一方,国交省では上湯原地区は地すべり地形ではなく河川の蛇行地形で,裏付けとして地質断面図を公開していた(図2).
本発表では,代替地の安全確保と防災上の視点から,2つの全く異なる見解について検証するために実施した文献および現地調査の結果を報告する.
_II_ 長野原町・群馬県・研究機関ほかの資料検証
久保他(1996)は,上湯原地区を吾妻川の最高位段丘とし,応桑岩屑なだれ堆積物(OkDA)を崖錐堆積物が厚く覆うこと,中村(2001)は,同地区全体を覆う複数の崖錐堆積物の存在と昭和の土石流災害を報告している.倉沢(1992)「川原湯新温泉源の開発」の地質断面図では,OkDAが7mの崖錐堆積物を挟んで上下2層(群馬県,1991)に分かれていることを図示している(図3).

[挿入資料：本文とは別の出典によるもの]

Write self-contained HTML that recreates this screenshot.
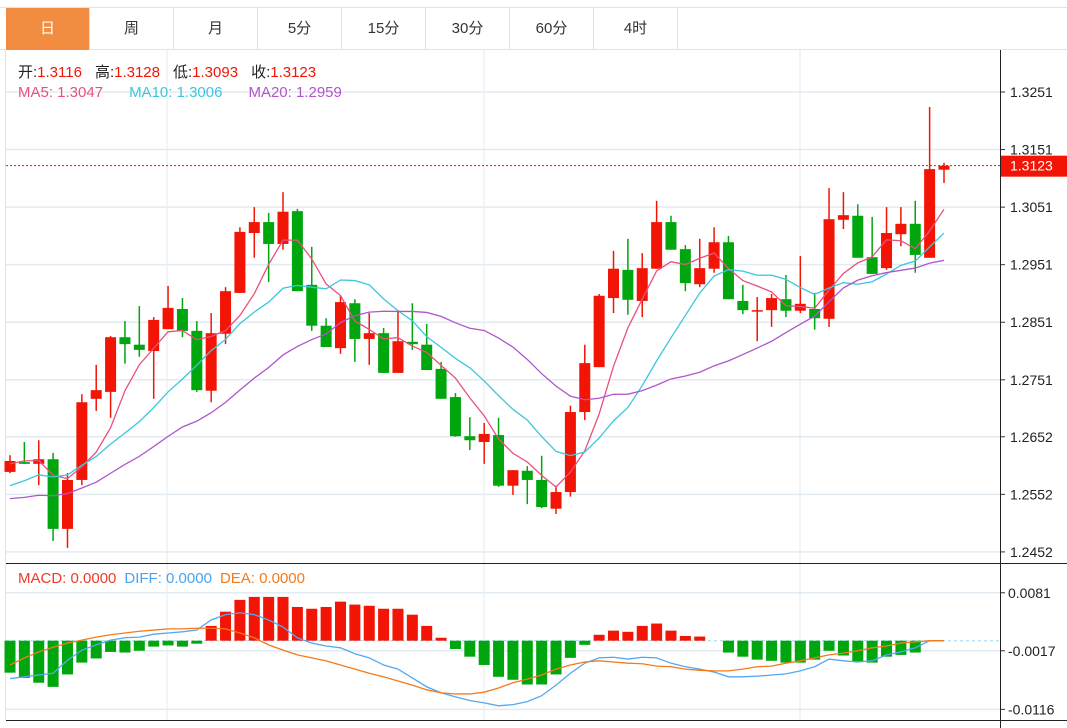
<!DOCTYPE html>
<html><head><meta charset="utf-8"><style>
body{margin:0;background:#fff;width:1067px;height:728px;overflow:hidden;font-family:"Liberation Sans","Noto Sans CJK SC",sans-serif}
#tabs{position:absolute;left:0;top:7px;width:1067px;height:43px;border-top:1px solid #dde3e8;border-bottom:1px solid #dde3e8;box-sizing:border-box}
.tab{position:absolute;top:0;height:42px;width:84px;border-right:1px solid #dde3e8;box-sizing:border-box;text-align:center;line-height:42px;font-size:15px;color:#333}
.tab.on{background:#f28c41;color:#fff}
</style></head><body>
<div id="tabs">
<div class="tab on" style="left:6px">日</div>
<div class="tab" style="left:90px">周</div>
<div class="tab" style="left:174px">月</div>
<div class="tab" style="left:258px">5分</div>
<div class="tab" style="left:342px">15分</div>
<div class="tab" style="left:426px">30分</div>
<div class="tab" style="left:510px">60分</div>
<div class="tab" style="left:594px">4时</div>
</div>
<svg id="chart" width="1067" height="728" style="position:absolute;left:0;top:0" xmlns="http://www.w3.org/2000/svg"></svg>
<script>
const history = [1.2560,1.2540,1.2510,1.2500,1.2520,1.2530,1.2515,1.2505,1.2525,1.2515,1.2520,1.2510,1.2530,1.2540,1.2545,1.2580,1.2610,1.2620,1.2606];
const opens = [1.2591,1.2608,1.2605,1.2613,1.2492,1.2577,1.2718,1.2730,1.2825,1.2812,1.2801,1.2839,1.2874,1.2836,1.2732,1.2831,1.2902,1.3006,1.3025,1.2987,1.3044,1.2916,1.2845,1.2806,1.2884,1.2822,1.2832,1.2763,1.2817,1.2812,1.2770,1.2721,1.2653,1.2643,1.2655,1.2567,1.2593,1.2577,1.2527,1.2556,1.2695,1.2773,1.2893,1.2942,1.2888,1.2944,1.3025,1.2978,1.2917,1.2944,1.2990,1.2888,1.2871,1.2872,1.2891,1.2871,1.2874,1.2857,1.3029,1.3036,1.2964,1.2945,1.3004,1.3022,1.2963,1.3116];
const closes = [1.2610,1.2605,1.2613,1.2492,1.2577,1.2712,1.2733,1.2825,1.2813,1.2803,1.2855,1.2876,1.2836,1.2733,1.2832,1.2905,1.3008,1.3025,1.2987,1.3043,1.2905,1.2845,1.2808,1.2886,1.2822,1.2832,1.2763,1.2818,1.2813,1.2768,1.2718,1.2653,1.2646,1.2657,1.2567,1.2594,1.2577,1.2530,1.2556,1.2695,1.2780,1.2897,1.2944,1.2890,1.2945,1.3025,1.2977,1.2919,1.2945,1.2990,1.2891,1.2872,1.2872,1.2893,1.2871,1.2883,1.2858,1.3030,1.3037,1.2963,1.2935,1.3006,1.3022,1.2968,1.3117,1.3123];
const highs = [1.2620,1.2643,1.2646,1.2624,1.2589,1.2726,1.2777,1.2827,1.2853,1.2879,1.2860,1.2914,1.2893,1.2853,1.2867,1.2912,1.3016,1.3051,1.3041,1.3077,1.3048,1.2982,1.2858,1.2897,1.2891,1.2867,1.2841,1.2872,1.2884,1.2848,1.2782,1.2728,1.2686,1.2676,1.2685,1.2594,1.2601,1.2619,1.2567,1.2706,1.2812,1.2900,1.2975,1.2996,1.2971,1.3062,1.3036,1.2985,1.2996,1.3016,1.3001,1.2916,1.2895,1.2900,1.2933,1.2966,1.2902,1.3084,1.3077,1.3056,1.3034,1.3051,1.3051,1.3062,1.3225,1.3128];
const lows = [1.2589,1.2605,1.2568,1.2471,1.2459,1.2568,1.2697,1.2685,1.2779,1.2791,1.2718,1.2839,1.2825,1.2730,1.2712,1.2813,1.2902,1.2963,1.2921,1.2977,1.2905,1.2836,1.2808,1.2796,1.2782,1.2777,1.2763,1.2763,1.2803,1.2768,1.2718,1.2652,1.2629,1.2605,1.2565,1.2551,1.2535,1.2528,1.2518,1.2548,1.2681,1.2773,1.2867,1.2864,1.2860,1.2944,1.2977,1.2905,1.2912,1.2937,1.2891,1.2865,1.2818,1.2843,1.2860,1.2867,1.2838,1.2843,1.3013,1.2963,1.2935,1.2942,1.2983,1.2937,1.2963,1.3093];
const macdHist = [-.0054,-.0063,-.0071,-.0078,-.0057,-.0037,-.0030,-.0019,-.0020,-.0017,-.0010,-.0008,-.0010,-.0005,.0025,.0049,.0069,.0074,.0074,.0074,.0057,.0054,.0057,.0066,.0061,.0059,.0054,.0054,.0044,.0025,.0005,-.0014,-.0027,-.0041,-.0061,-.0066,-.0074,-.0074,-.0057,-.0029,-.0007,.0010,.0017,.0015,.0025,.0029,.0017,.0008,.0007,0,-.0020,-.0027,-.0032,-.0034,-.0037,-.0037,-.0032,-.0017,-.0025,-.0035,-.0037,-.0027,-.0024,-.0020,0,0];
const diffVals = [-.0064,-.0061,-.0058,-.0055,-.0033,-.0016,-.0007,.0001,.0005,.0006,.0011,.0013,.0015,.0018,.0035,.0044,.0047,.0044,.0035,.0023,.0005,-.0004,-.0009,-.0012,-.0022,-.0029,-.0041,-.0048,-.0063,-.0078,-.0088,-.0095,-.0101,-.0105,-.0110,-.0108,-.0103,-.0093,-.0075,-.0055,-.0038,-.0029,-.0028,-.0031,-.0028,-.0029,-.0038,-.0044,-.0048,-.0053,-.0061,-.0061,-.0060,-.0058,-.0056,-.0051,-.0044,-.0031,-.0034,-.0036,-.0034,-.0024,-.0019,-.0012,0,0];
const deaVals = [-.0041,-.0029,-.0019,-.0011,-.0004,.0001,.0006,.0010,.0013,.0016,.0018,.0020,.0020,.0021,.0021,.0020,.0013,.0005,-.0007,-.0016,-.0024,-.0029,-.0034,-.0041,-.0048,-.0055,-.0061,-.0068,-.0075,-.0083,-.0088,-.0090,-.0090,-.0087,-.0080,-.0071,-.0065,-.0058,-.0048,-.0041,-.0036,-.0034,-.0036,-.0038,-.0039,-.0043,-.0044,-.0048,-.0050,-.0051,-.0051,-.0048,-.0044,-.0043,-.0038,-.0034,-.0029,-.0024,-.0021,-.0017,-.0012,-.0009,-.0004,-.0002,0,0];
const priceTicks = ["1.3251","1.3151","1.3051","1.2951","1.2851","1.2751","1.2652","1.2552","1.2452"];
const macdTicks = ["0.0081","-0.0017","-0.0116"];

const svg = document.getElementById('chart');
const NS = 'http://www.w3.org/2000/svg';
function mk(tag, attrs, parent){const e=document.createElementNS(NS,tag);for(const k in attrs)e.setAttribute(k,attrs[k]);(parent||svg).appendChild(e);return e;}
const RED='#f21505', GREEN='#00a60d';
const xOf = i => 10 + i*(934/(closes.length-1));
const yP = p => 92 + (1.3251 - p)*5756;
const yM = v => 640.7 - v*5918;

[167,484,800].forEach(x=>{const l=mk('line',{x1:x,y1:50,x2:x,y2:720,stroke:'#e3ebf2','stroke-width':1});

});
priceTicks.forEach(t=>{const y=yP(parseFloat(t));
const l=mk('line',{x1:6,y1:y,x2:1000,y2:y,stroke:'#e3ebf2','stroke-width':1.5});


mk('line',{x1:1000,y1:y,x2:1005,y2:y,stroke:'#333'});
const tx=mk('text',{x:1010,y:y+5,'font-size':14,fill:'#222'});tx.textContent=t;

});
[0.0081,-0.0017,-0.0116].forEach((v,k)=>{const y=yM(v);
const l=mk('line',{x1:6,y1:y,x2:1000,y2:y,stroke:'#e3ebf2','stroke-width':1.5});


mk('line',{x1:1000,y1:y,x2:1005,y2:y,stroke:'#333'});
const tx=mk('text',{x:1008,y:y+5,'font-size':14,fill:'#222'});tx.textContent=macdTicks[k];

});
mk('line',{x1:5.5,y1:50,x2:5.5,y2:720,stroke:'#dde3e8'});
mk('line',{x1:1000.5,y1:50,x2:1000.5,y2:728,stroke:'#222'});
mk('line',{x1:6,y1:563.5,x2:1067,y2:563.5,stroke:'#222'});
mk('line',{x1:6,y1:720.5,x2:1067,y2:720.5,stroke:'#222'});

closes.forEach((c,i)=>{const o=opens[i],up=c>=o,col=up?RED:GREEN,x=xOf(i);
const w=mk('line',{x1:x,y1:yP(highs[i]),x2:x,y2:yP(lows[i]),stroke:col,'stroke-width':1.5});


const t=yP(Math.max(o,c)),b=yP(Math.min(o,c));
const r=mk('rect',{x:x-5.5,y:t,width:11,height:Math.max(1.5,b-t),fill:col});

});

const all = history.concat(closes);
function ma(n){return closes.map((_,i)=>{const j=i+history.length;let s=0;for(let k=j-n+1;k<=j;k++)s+=all[k];return s/n;});}
[[5,'#e9507f','ma5-line'],[10,'#3cc6dc','ma10-line'],[20,'#b055cc','ma20-line']].forEach(([n,col,name])=>{
const pts=ma(n).map((v,i)=>xOf(i)+','+yP(v)).join(' ');
const pl=mk('polyline',{points:pts,fill:'none',stroke:col,'stroke-width':1.3});

});

const last=closes[closes.length-1];
const cl=mk('line',{x1:6,y1:yP(last),x2:1000,y2:yP(last),stroke:RED,'stroke-dasharray':'2,2'});


const cb=mk('rect',{x:1001,y:yP(last)-10,width:66,height:21,fill:RED});


const ct=mk('text',{x:1010,y:yP(last)+5,'font-size':14,fill:'#fff'});ct.textContent=last.toFixed(4);

const zl=mk('line',{x1:6,y1:yM(0),x2:1000,y2:yM(0),stroke:'#9fd8ea','stroke-dasharray':'3,3'});


macdHist.forEach((v,i)=>{const y0=yM(0),y1=yM(v);
const r=mk('rect',{x:xOf(i)-5.5,y:Math.min(y0,y1),width:11,height:Math.abs(y1-y0),fill:v>=0?RED:GREEN});

});
[[diffVals,'#55a8f0','diff-line'],[deaVals,'#f57a1a','dea-line']].forEach(([arr,col,name])=>{
const pl=mk('polyline',{points:arr.map((v,i)=>xOf(i)+','+yM(v)).join(' '),fill:'none',stroke:col,'stroke-width':1.3});

});

function legend(y,parts,name){const t=mk('text',{x:18,y:y,'font-size':15});


parts.forEach(([s,c,dx])=>{const sp=mk('tspan',{fill:c},t);if(dx)sp.setAttribute('dx',dx);sp.textContent=s;});}
legend(77,[['开:','#222'],['1.3116',RED],['高:','#222',13],['1.3128',RED],['低:','#222',13],['1.3093',RED],['收:','#222',13],['1.3123',RED]],'ohlc-legend');
legend(97,[['MA5: 1.3047','#e9507f'],['MA10: 1.3006','#3cc6dc',26],['MA20: 1.2959','#b055cc',26]],'ma-legend');
legend(583,[['MACD: 0.0000','#f03a2a'],['DIFF: 0.0000','#4aa3f0',8],['DEA: 0.0000','#f57a1a',8]],'macd-legend');
</script>
</body></html>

2009年公開(独)防災科学技術研究所の全国地すべりマップによれば,上湯原地区は背後の円弧状急崖を滑落崖とし,2つの地すべり斜面移動体で構成されていることを明らかにしている(図1).竹本(2010)は,OkDAの堆積面高度が対岸の立馬に比べ30m以上低下した地すべり塊であることや河川局が公開した地質断面(図2)の誤りを指摘している.いずれの報告もOkDAが流下後,時間を置いて再移動した事実と上湯原地区の全体を覆う大規模な土砂災害が起きていたことは明らかである.
_III_ 国交省の蛇行地形と(独)防災研の地すべり移動体の検証
次に,上湯原の災害履歴の検証結果を図4に示す.地点1(新駅建設地上)では,OkDA以降5回の大規模災害が発生した.地点2では,尾根地形直下から複数の地点で湧水が観察でき,群馬県(1991),倉沢(1992)の報告も同じである.上湯原でOkDAの堆積面高度が大きく低下し,層厚10m以上の崖錐堆積物が全域を覆った事実は,防災対策を考える上で重要課題の1つである.この大災害は,浅間テフラから約1.3万年前直後に発生していたことが確認できた.以上は,住民の安全第一を考え,地すべり危険地帯を指摘した良識ある地質調査会社と防災科学研究所の地すべり見解を裏付けるものである.このような場所にダムを造り湛水した場合,活動中の移動体(林・白岩沢・八ッ場沢トンネル)と同様,地すべりが再活動する可能性が高く,代替地では深刻な事態を招くことに繋がるだろう.現状は,国交省河川局がダム建設のため,意図的に検証を怠ってきたとしか言いようがない.万一,地すべりが発生した場合,ダム推進を訴える一方で,住民の為の安全検証を怠った側に責任が生ずるのではないだろうか.
_IV_ まとめにかえて
国交省・群馬県などの資料検証と現地調査から,上湯原地区はOkDA流下後,地すべりと土砂崩れを繰り返して形成された場所であることは明らかである.河川局は,多くの調査者と国の研究機関が災害リスクを指摘した上湯原の巨大地すべり地を『八ッ場ダム建設のため,河川の蛇行地形であると偽装公表して工事を進めてきた』と受け取らざるを得ない.既に,利根川流域の治水・利水計画の中で基本高水を操作していた事実を含め,河川局の環境アセスメントが,ダム建設に協力した住民の災害リスクまで軽視し,ダム建設だけを目的化していたことと同じである.
国は,川原湯温泉街の再建を最優先で実施し,従来型の河川行政の誤りを認め,全面的見直しと情報公開を通じて真の環境アセスメントを実施することが急務ではないだろうか.